• Bullish oil prices underpin Loonie and exert some pressure for the second straight session.
• The downtick seemed unaffected by a goodish USD rebound and resurgent US bond yields.
The USD/CAD pair held on to its weaker tone through the mid-European session and is currently placed at the lower end of its daily trading range, just above 1.30 handle.
The pair extended previous session's retracement slide from two-week tops and remained under some selling pressure for the second consecutive session on Friday. The corrective slide seemed rather unaffected by a modest US Dollar rebound, supported by a fresh leg of an upsurge in the US Treasury bond yields.
Bearish traders seemed to track a goodish pickup in crude oil prices, which underpinned the commodity-linked currency Loonie and turned out to be one of the key factors exerting some downward pressure.

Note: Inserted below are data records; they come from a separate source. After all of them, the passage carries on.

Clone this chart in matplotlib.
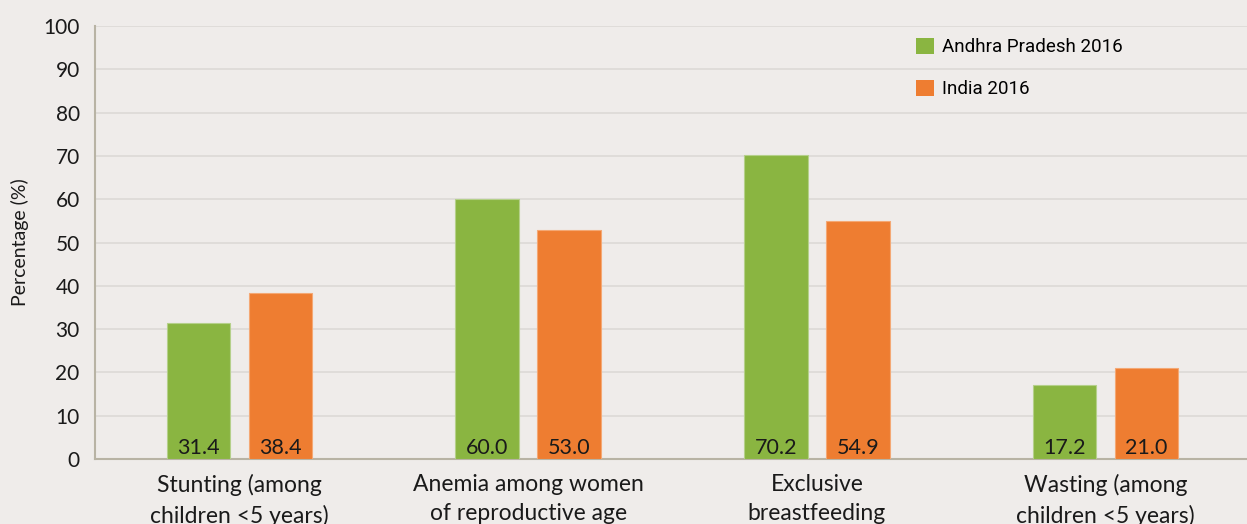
import numpy as np
import matplotlib.pyplot as plt
from matplotlib.patches import Patch

categories = ['Stunting (among\nchildren <5 years)', 'Anemia among women\nof reproductive age',
              'Exclusive\nbreastfeeding', 'Wasting (among\nchildren <5 years)']
andhra = [31.4, 60.0, 70.2, 17.2]
india = [38.4, 53.0, 54.9, 21.0]
series_names = ['Andhra Pradesh 2016', 'India 2016']

bg = '#efecea'
green = '#8ab541'
orange = '#ee7d31'

plt.rcParams['font.family'] = ['Lato', 'DejaVu Sans']

fig = plt.figure(figsize=(12.47, 5.24), dpi=100, facecolor=bg)
ax = fig.add_axes([0.0762, 0.124, 0.9238, 0.826], facecolor=bg)

x = np.arange(len(categories))
w = 0.22
off = 0.142
b1 = ax.bar(x - off, andhra, w, color=green, edgecolor='#b5d08a', linewidth=0.8, zorder=3)
b2 = ax.bar(x + off, india, w, color=orange, edgecolor='#f4a874', linewidth=0.8, zorder=3)

for bars, vals in [(b1, andhra), (b2, india)]:
    for b, v in zip(bars, vals):
        ax.text(b.get_x() + b.get_width() / 2, 0.2, f'{v:.1f}', ha='center', va='bottom',
                fontsize=15.5, color='#1a1a1a', zorder=4)

ax.set_xlim(-0.5, 3.49)
ax.set_ylim(0, 100)
ax.set_yticks(range(0, 101, 10))
ax.set_xticks(x)
ax.set_xticklabels(categories, fontsize=16.5, color='#1a1a1a', linespacing=1.45)
ax.tick_params(axis='x', length=0, pad=11)
ax.tick_params(axis='y', length=0, pad=11, labelsize=15, labelcolor='#1a1a1a')
ax.set_ylabel('Percentage (%)', fontsize=14, color='#1a1a1a', labelpad=10)

ax.grid(axis='y', color='#dcd9d6', linewidth=1.2, zorder=0)
for s in ['top', 'right']:
    ax.spines[s].set_visible(False)
ax.spines['left'].set_color('#b8b3a4')
ax.spines['bottom'].set_color('#b8b3a4')
ax.spines['left'].set_linewidth(1.5)
ax.spines['bottom'].set_linewidth(1.5)

handles = [Patch(facecolor=green), Patch(facecolor=orange)]
leg = ax.legend(handles, series_names, loc='upper left', bbox_to_anchor=(0.698, 1.012),
                frameon=False, handlelength=0.95, handleheight=0.95, handletextpad=0.42,
                labelspacing=1.25,
                prop={'family': ['Roboto', 'DejaVu Sans'], 'size': 13.5})

fig.savefig('out.png', dpi=100, facecolor=bg)
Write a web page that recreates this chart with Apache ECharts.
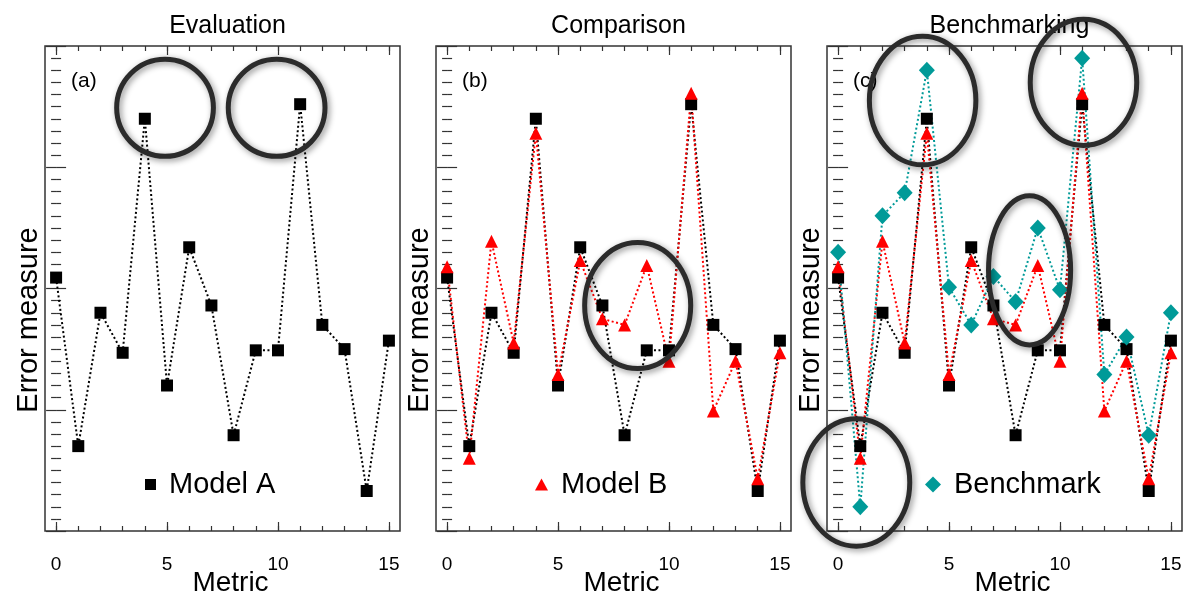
<!DOCTYPE html>
<html>
<head>
<meta charset="utf-8">
<script src="https://cdn.jsdelivr.net/npm/echarts@6/dist/echarts.min.js"></script>
<style>
  html, body { margin: 0; padding: 0; background: #fff; }
  #main { width: 1184px; height: 596px; }
</style>
</head>
<body>
<div id="main"></div>
<script>
  // data
  const metrics = [0, 1, 2, 3, 4, 5, 6, 7, 8, 9, 10, 11, 12, 13, 14, 15]
  const modelA = [2.09, 0.70, 1.80, 1.47, 3.40, 1.20, 2.34, 1.86, 0.79, 1.49, 1.49, 3.52, 1.70, 1.50, 0.33, 1.57]
  const modelB = [2.18, 0.60, 2.39, 1.55, 3.28, 1.29, 2.23, 1.75, 1.70, 2.19, 1.40, 3.61, 0.99, 1.40, 0.43, 1.47]
  const benchmark = [2.30, 0.20, 2.60, 2.79, 3.80, 2.01, 1.70, 2.10, 1.89, 2.50, 1.99, 3.90, 1.29, 1.60, 0.79, 1.80]
  const panelTitles = ['Evaluation', 'Comparison', 'Benchmarking']
  const panelTags = ['(a)', '(b)', '(c)']
  const xLabels = [0, 5, 10, 15]
  // highlight circles, data units: [panel, x, y, rx, ry]
  const circles = [
    [0, 4.91, 3.49, 2.18, 0.40],
    [0, 9.94, 3.49, 2.18, 0.40],
    [1, 8.59, 1.86, 2.39, 0.52],
    [2, 3.81, 3.55, 2.40, 0.53],
    [2, 11.06, 3.70, 2.40, 0.52],
    [2, 8.63, 2.15, 1.85, 0.615],
    [2, 0.82, 0.40, 2.41, 0.525]
  ]

  const FONT = "'Liberation Sans', Helvetica, Arial, sans-serif"
  const FRAME = '#333'
  const lefts = [45, 436, 827]
  const pair = arr => metrics.map((m, i) => [m, arr[i]])

  let grids = [], xAxes = [], yAxes = [], series = [], titles = []
  lefts.forEach((l, g) => {
    grids.push({left: l, top: 46, width: 355, height: 485, show: true, containLabel: false,
      outerBoundsMode: 'none',
      borderColor: FRAME, borderWidth: 1.5, backgroundColor: 'transparent'})
    ;['bottom', 'top'].forEach(pos => {
      xAxes.push({
        gridIndex: g, type: 'value', min: -0.5, max: 15.5, position: pos,
        axisLine: {show: false}, splitLine: {show: false},
        axisTick: {customValues: xLabels, inside: true, length: 9, lineStyle: {color: FRAME, width: 1.2}},
        axisLabel: pos === 'bottom'
          ? {customValues: xLabels, margin: 24, fontSize: 19, color: '#000', fontFamily: FONT}
          : {show: false},
        name: pos === 'bottom' ? 'Metric' : '',
        nameLocation: 'middle', nameGap: 38, nameMoveOverlap: false,
        nameTextStyle: {fontSize: 28, color: '#000', fontFamily: FONT, padding: [0, 0, 0, 16]}
      })
      xAxes.push({
        gridIndex: g, type: 'value', min: -0.5, max: 15.5, position: pos,
        axisLine: {show: false}, splitLine: {show: false},
        axisTick: {customValues: metrics, inside: true, length: 5, lineStyle: {color: FRAME, width: 1.2}},
        axisLabel: {show: false}
      })
    })
    ;['left', 'right'].forEach(pos => {
      yAxes.push({
        gridIndex: g, type: 'value', min: 0, max: 4, interval: 1, position: pos,
        axisLine: {show: false}, splitLine: {show: false},
        axisTick: {inside: true, length: 10, lineStyle: {color: FRAME, width: 1.2}},
        minorTick: {show: true, splitNumber: 10, length: 5, lineStyle: {color: FRAME, width: 1.2}},
        axisLabel: {show: false},
        name: pos === 'left' ? 'Error measure' : '',
        nameLocation: 'middle', nameGap: 2, nameMoveOverlap: false,
        nameTextStyle: {fontSize: 29, color: '#000', fontFamily: FONT, padding: [0, 63, 0, 0]}
      })
    })
    titles.push({text: panelTitles[g], left: l + 177.5, top: 9, textAlign: 'center',
      textStyle: {fontSize: 25, fontWeight: 'normal', color: '#000', fontFamily: FONT}})
    titles.push({text: panelTags[g], left: l + 21, top: 66,
      textStyle: {fontSize: 21, fontWeight: 'normal', color: '#000', fontFamily: FONT}})
  })

  function line(name, data, g, color, symbol, size) {
    return {
      name: name, type: 'line', data: pair(data),
      xAxisIndex: 4 * g, yAxisIndex: 2 * g,
      symbol: symbol, symbolSize: size, showSymbol: true,
      lineStyle: {color: color, width: 2, type: [2, 2.5]},
      itemStyle: {color: color},
      emphasis: {disabled: true}
    }
  }
  series.push(line('Model A', modelA, 0, '#000', 'rect', 12))
  series.push(line('Model A', modelA, 1, '#000', 'rect', 12))
  series.push(line('Model B', modelB, 1, '#ff0000', 'triangle', 13))
  series.push(line('Model A', modelA, 2, '#000', 'rect', 12))
  series.push(line('Model B', modelB, 2, '#ff0000', 'triangle', 13))
  series.push(line('Benchmark', benchmark, 2, '#009a98', 'diamond', [16, 17]))

  const legendText = {fontSize: 29, color: '#000', fontFamily: FONT, padding: [0, 0, 0, 8]}
  const chart = echarts.init(document.getElementById('main'))
  chart.setOption({
    animation: false,
    backgroundColor: '#fff',
    title: titles,
    grid: grids,
    xAxis: xAxes,
    yAxis: yAxes,
    legend: [
      {data: ['Model A'], left: 145, top: 470, padding: 0, icon: 'rect', itemWidth: 11, itemHeight: 11, textStyle: legendText, selectedMode: false},
      {data: ['Model B'], left: 535, top: 470, padding: 0, icon: 'triangle', itemWidth: 13, itemHeight: 12, textStyle: legendText, selectedMode: false},
      {data: ['Benchmark'], left: 925, top: 470, padding: 0, icon: 'diamond', itemWidth: 16, itemHeight: 16, textStyle: legendText, selectedMode: false}
    ],
    series: series
  })

  // circles drawn in data units through the grid scales
  let shapes = []
  circles.forEach(c => {
    const g = c[0]
    const finder = {xAxisIndex: 4 * g, yAxisIndex: 2 * g}
    const ctr = chart.convertToPixel(finder, [c[1], c[2]])
    const edge = chart.convertToPixel(finder, [c[1] + c[3], c[2] + c[4]])
    shapes.push({
      type: 'ellipse', silent: true, z: 100,
      shape: {cx: ctr[0], cy: ctr[1], rx: edge[0] - ctr[0], ry: ctr[1] - edge[1]},
      style: {fill: 'none', stroke: '#2b2b2b', lineWidth: 5,
        shadowBlur: 6, shadowColor: 'rgba(0,0,0,0.45)', shadowOffsetX: 2, shadowOffsetY: 2}
    })
  })
  chart.setOption({graphic: shapes})
</script>
</body>
</html>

Today's downfall could further be attributed to some technical selling/long-unwinding, especially after yesterday's rejection from an important 100-day SMA hurdle.
Despite a combination of negative forces, the pair has managed to defend the key 1.30 psychological mark and now seems to have found some additional support from a larger than expected rise in the US import price index, coming in at 0.5% m/m as against a contraction of 0.4% recorded in the previous month.
Today's US economic docket also features the release of Prelim UoM Consumer Sentiment, which along with a scheduled speech by Atlanta Fed President Raphael Bostic will be looked upon for some meaningful trading opportunities on the last trading day of the week.
Technical levels to watch
A convincing break below the 1.30 mark is likely to accelerate the fall towards 1.2955-50 support area en-route 1.2925-20 support area and the 1.2900 handle. On the upside, the 1.3035-40 area seems to act as an immediate resistance and is closely followed by the 1.3070 region (100-DMA), above which the pair seems all set to surpass the 1.3100 handle and test 1.3135-40 supply zone.